Seiring perkembangan zaman, rapai dabus yang ada di Aceh menjelma menjadi salah satu produk kebudayaan dan kesenian khas Aceh. Jika dulunya rapai dabus diperagakan dalam rangka acara-acara kemasyarakatan, sekarang rapai debus Aceh diperagakan dalam event lokal, nasional, bahkan internasional. Ini merupakan efek dari seni debus yang begitu menarik di Aceh.

Rapai Debus sebagai Salah Satu Kebudayaan Aceh

Aceh memang identik dengan islam dan penerapan syariat islam. Aceh dikenal sebagai Bume Seramoe Mekkah (bumi serambi Mekkah). Hal ini representasi bahwa Aceh merupakan "duplikat" dari Mekkah yang merupakan kiblat dari orang-orang islam. Karena hal itu, segala hal yang berkaitan dengan Aceh, pasti ikut serta unsur-unsur keislaman di dalamnya. Tak terkecuali rapai dabus.

Walaupun rapai dabus oleh beberapa pihak dan golongan dianggap sebagai salah satu bentuk kesyirikan, namun tidak sedikit pihak yang mendukung dan mengapresiasi rapai dabus sebagai salah satu kesenian dan warisan budaya. 

Bahkan, pemerintah Aceh sendiri menyatakan bahwa rapai dabus sebagai salah satu produk budaya dan kesenian Aceh yang harus dilestarikan dan dikembangkan. 

Terlepas ada pro kontra akan hal tersebut, yang pasti rapai debus Aceh merupakan salah satu warisan budaya yang harus dilestarikan oleh masyarakat Aceh. Bagaimanapun, rapai dabus secara konvensional oleh masyarakat Aceh dianggap sebagai salah satu unsur budaya.
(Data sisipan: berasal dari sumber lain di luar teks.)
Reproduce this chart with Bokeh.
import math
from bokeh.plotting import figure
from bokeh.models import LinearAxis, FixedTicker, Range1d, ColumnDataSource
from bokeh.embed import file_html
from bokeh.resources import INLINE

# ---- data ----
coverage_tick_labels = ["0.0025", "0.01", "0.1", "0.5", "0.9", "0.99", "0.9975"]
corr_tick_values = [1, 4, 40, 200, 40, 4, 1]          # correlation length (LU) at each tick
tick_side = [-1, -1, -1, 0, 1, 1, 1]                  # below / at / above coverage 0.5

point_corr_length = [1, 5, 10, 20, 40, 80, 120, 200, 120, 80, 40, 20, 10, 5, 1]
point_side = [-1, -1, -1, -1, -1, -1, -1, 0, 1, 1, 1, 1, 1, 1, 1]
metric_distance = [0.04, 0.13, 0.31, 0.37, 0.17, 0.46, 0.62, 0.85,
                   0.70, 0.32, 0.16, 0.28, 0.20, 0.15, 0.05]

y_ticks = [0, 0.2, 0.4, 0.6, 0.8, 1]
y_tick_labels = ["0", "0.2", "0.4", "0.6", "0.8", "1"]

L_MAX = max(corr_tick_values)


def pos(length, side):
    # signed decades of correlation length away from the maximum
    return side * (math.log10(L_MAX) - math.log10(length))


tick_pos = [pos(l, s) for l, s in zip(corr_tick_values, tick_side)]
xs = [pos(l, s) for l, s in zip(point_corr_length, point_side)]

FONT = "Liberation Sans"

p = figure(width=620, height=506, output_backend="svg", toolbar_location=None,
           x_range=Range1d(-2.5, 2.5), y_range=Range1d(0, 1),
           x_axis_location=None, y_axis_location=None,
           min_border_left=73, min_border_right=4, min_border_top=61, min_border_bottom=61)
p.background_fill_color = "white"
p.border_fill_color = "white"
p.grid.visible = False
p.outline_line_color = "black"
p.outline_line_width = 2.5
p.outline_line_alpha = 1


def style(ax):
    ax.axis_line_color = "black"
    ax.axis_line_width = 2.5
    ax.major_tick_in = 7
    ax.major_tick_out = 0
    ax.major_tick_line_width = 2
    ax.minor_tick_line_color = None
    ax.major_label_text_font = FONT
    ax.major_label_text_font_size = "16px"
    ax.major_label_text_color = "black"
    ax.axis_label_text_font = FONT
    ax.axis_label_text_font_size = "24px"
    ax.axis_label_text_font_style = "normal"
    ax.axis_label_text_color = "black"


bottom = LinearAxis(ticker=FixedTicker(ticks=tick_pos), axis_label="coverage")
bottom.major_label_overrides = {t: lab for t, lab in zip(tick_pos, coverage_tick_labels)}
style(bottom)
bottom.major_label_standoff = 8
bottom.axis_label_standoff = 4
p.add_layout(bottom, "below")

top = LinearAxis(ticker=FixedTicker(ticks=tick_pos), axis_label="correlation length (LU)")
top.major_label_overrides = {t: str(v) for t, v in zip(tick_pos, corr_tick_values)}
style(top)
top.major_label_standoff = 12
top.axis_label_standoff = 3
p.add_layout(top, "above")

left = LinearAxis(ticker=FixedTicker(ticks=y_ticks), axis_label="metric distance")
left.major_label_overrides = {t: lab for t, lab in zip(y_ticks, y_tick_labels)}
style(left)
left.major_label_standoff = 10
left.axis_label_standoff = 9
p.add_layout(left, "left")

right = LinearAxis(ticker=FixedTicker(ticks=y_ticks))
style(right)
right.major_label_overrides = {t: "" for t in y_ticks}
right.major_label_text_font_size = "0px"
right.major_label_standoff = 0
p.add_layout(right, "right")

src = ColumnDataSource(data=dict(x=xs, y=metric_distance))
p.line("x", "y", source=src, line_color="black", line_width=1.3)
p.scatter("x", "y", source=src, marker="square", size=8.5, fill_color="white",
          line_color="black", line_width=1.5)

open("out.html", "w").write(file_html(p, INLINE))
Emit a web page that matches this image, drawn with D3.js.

Ciri-Ciri dan Bentuk Fisik Rapai Dabus

Rasanya tidak puas, kalau berbicara tentang rapai dabus tanpa ada bukti-bukti otentik. Bukti otentik tersebut merupakan pembeda antara rapai debus Aceh dan dabus dari masyarakat di luar Aceh. Mungkin, foto di bawah ini dapat mewakili beberapa bukti otentik untuk memperkuat bahwa rapai debus Aceh berbeda dengan dabus di daerah lainnya.  

Foto antaraksi dabus. blog.unnes.ac.id/Supriyadims
Foto antaraksi dabus. blog.unnes.ac.id/Supriyadims

Rapai Dabus di Taman Ismail Marzuki (TIM) pada tahun 2017. foto: tempo.com
Rapai Dabus di Taman Ismail Marzuki (TIM) pada tahun 2017. foto: tempo.com

Jika kita melihat sepintas, tidak ada beda antara rapai debus Aceh dengan dabus di daerah lain. Namun, jika kita perhatikan secara saksama, dapat kita temui bahwa di belakang para pendebus, terlihat beberapa orang yang memegang rapai (nama alat music yang digunakan). 

Orang-orang yang memegang ataupun memainkan alat musik rapai tersebut adalah orang-orang khusus yang memahami ritme, irama, dan alunan dari syair-syair yang dilantunkan. 

Biasanya, orang-orang yang memukul atau memainkan rapai berjumlah tujuh sampai dengan 10 orang tergantung dari grup atau kelompok dabus itu sendiri. 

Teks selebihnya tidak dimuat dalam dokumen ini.